The advent of the Internet and the rise of the digital age changed journalism forever. The privileges and responsibilities of the Fourth Estate have essentially been crowdsourced through blogging and social media platforms. These days, any writer with something to say can find an audience, however niche. This development is great for the free marketplace of ideas, but it doesn’t come without complications.
The vast majority of bloggers and web reporters, however talented, don’t have the benefit of a formal journalistic education. There’s a reason journalism students are expected to take classes on ethics. When a blogger editorializes in a news piece or propagates a speculative scoop without the proper fact checking, there’s the potential for disaster. Reporting is only as valuable as it is accurate. Veracity is the foremost journalistic virtue. When a blogger posts a story without reliable information or – worst case scenario – fabricates a damaging fact entirely, the whole information cycle is disrupted.
For the most part, these sins of invention or omission are immoral but not illegal. When misinformation becomes defamatory, however, the blogger reporting the misinformation exposes him or herself to actual liability. Bloggers who want to avoid damaging lawsuits need to understand the nature of defamation crimes and the boundaries of their First Amendment rights. Only then can they report stories with confidence and avoid prosecution.
Defamation is a tricky cause of action. Most bloggers think that the First Amendment of the United States Constitution grants them free reign to write whatever they want. This is a free country, after all. That interpretation, however idyllic, is far removed from the legal reality. Every freedom in American jurisprudence has boundaries – even those freedoms codified in the Bill of Rights. As a general rule, a journalist can exercise his or her First Amendment freedoms until they begin to encroach on the freedoms enjoyed by others. Libel and slander occur when someone writes or says something untrue that causes actual financial damage to another party.
Libel means written defamation. Slander means spoken defamation. Both are legitimate grounds for a lawsuit. But what about all those people who have been damaged by news stories in the past? Journalism has ruined careers and lives many times over, but not all those damaging stories resulted in a defamation lawsuit. How do you – the blogger – report a negative story without getting sued?

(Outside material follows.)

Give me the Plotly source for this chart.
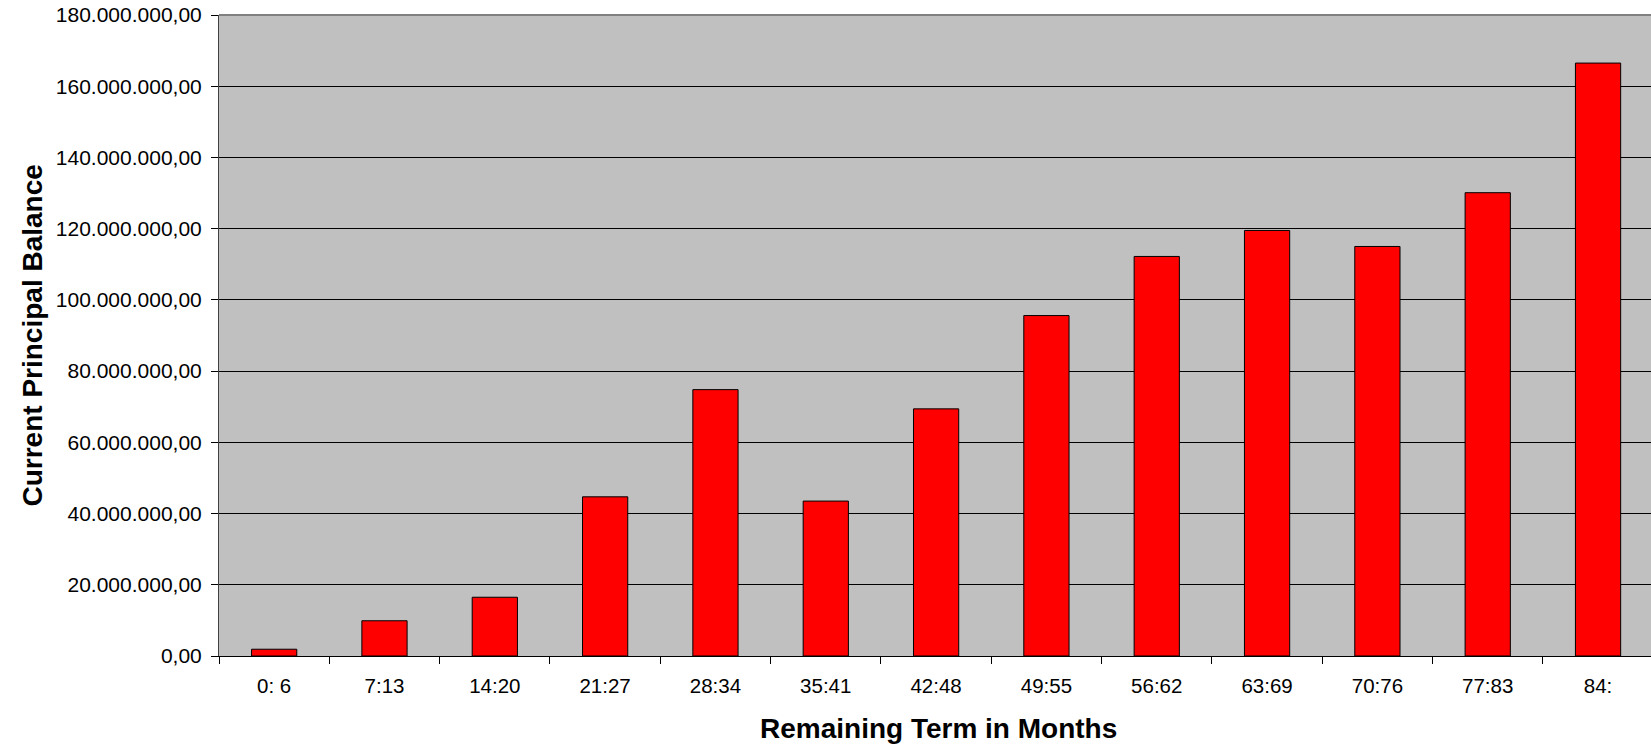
import plotly.graph_objects as go

# Remaining-term buckets (months) and current principal balance per bucket
term_buckets = ["0: 6", "7:13", "14:20", "21:27", "28:34", "35:41", "42:48",
                "49:55", "56:62", "63:69", "70:76", "77:83", "84:"]
principal_balance = [1.9e6, 9.9e6, 16.5e6, 44.7e6, 74.8e6, 43.5e6, 69.4e6,
                     95.6e6, 112.2e6, 119.5e6, 115.0e6, 130.1e6, 166.5e6]

y_ticks = [0, 20e6, 40e6, 60e6, 80e6, 100e6, 120e6, 140e6, 160e6, 180e6]

FONT = "Liberation Sans, Arial, sans-serif"

W, H = 1651, 748
L, R, T, B = 219, 0, 15, 92
plot_w = W - L - R
plot_h = H - T - B

fig = go.Figure(
    go.Bar(
        x=term_buckets,
        y=principal_balance,
        marker=dict(color="#FF0000", line=dict(color="#000000", width=1)),
    )
)

fig.update_layout(
    width=W,
    height=H,
    margin=dict(l=L, r=R, t=T, b=B, autoexpand=False),
    paper_bgcolor="white",
    plot_bgcolor="#C0C0C0",
    bargap=0.59,
    separators=",.",
    showlegend=False,
    font=dict(family=FONT, color="black", size=20),
)

fig.update_xaxes(
    type="category",
    range=[-0.5, len(term_buckets) - 0.52],
    tickson="boundaries",
    ticks="outside",
    ticklen=7,
    tickcolor="#000000",
    tickwidth=1,
    showline=True,
    linecolor="#000000",
    linewidth=1,
    showgrid=False,
    tickfont=dict(family=FONT, size=20.5, color="black"),
    ticklabelstandoff=11,
)

fig.update_yaxes(
    range=[0, 180e6],
    tickvals=y_ticks,
    tickformat=",.2f",
    ticks="outside",
    ticklen=7,
    tickcolor="#000000",
    tickwidth=1,
    showline=True,
    linecolor="#404040",
    linewidth=1,
    showgrid=True,
    gridcolor="#000000",
    gridwidth=1,
    zeroline=False,
    tickfont=dict(family=FONT, size=21, color="black"),
    ticklabelstandoff=5,
)

# top frame line of the plot area
fig.add_shape(type="line", xref="paper", yref="paper", x0=0, x1=1, y0=1, y1=1,
              line=dict(color="#808080", width=2))

# axis titles
fig.add_annotation(
    text="<b>Remaining Term in Months</b>",
    xref="paper", yref="paper",
    x=(938 - L) / plot_w, y=(T + plot_h - 728) / plot_h,
    xanchor="center", yanchor="middle", showarrow=False,
    font=dict(family=FONT, size=28, color="black"),
)
fig.add_annotation(
    text="<b>Current Principal Balance</b>",
    xref="paper", yref="paper",
    x=(32 - L) / plot_w, y=0.5,
    xanchor="center", yanchor="middle", textangle=-90, showarrow=False,
    font=dict(family=FONT, size=28, color="black"),
)

fig.write_html("out.html")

Your first line of defense is the truth. The American people have a right to hear the facts. That maxim is embodied in our country’s defamation laws. This is where meticulous fact checking comes in. Truth will always be a complete defense to libel. If you can demonstrate that a fact you printed is true, then no matter how damaging that fact is you can repeat it to your heart’s content.
Your second line of defense against an Internet defamation claim is good faith. Public figures have an elevated threshold for defamation. A public figure who wants to sue a journalist for libel needs to show more than just lack of truth and economic damages; a public figure must also show malice. Never print any negative article maliciously. If you always write in good faith, then even if you’re wrong you can escape liability.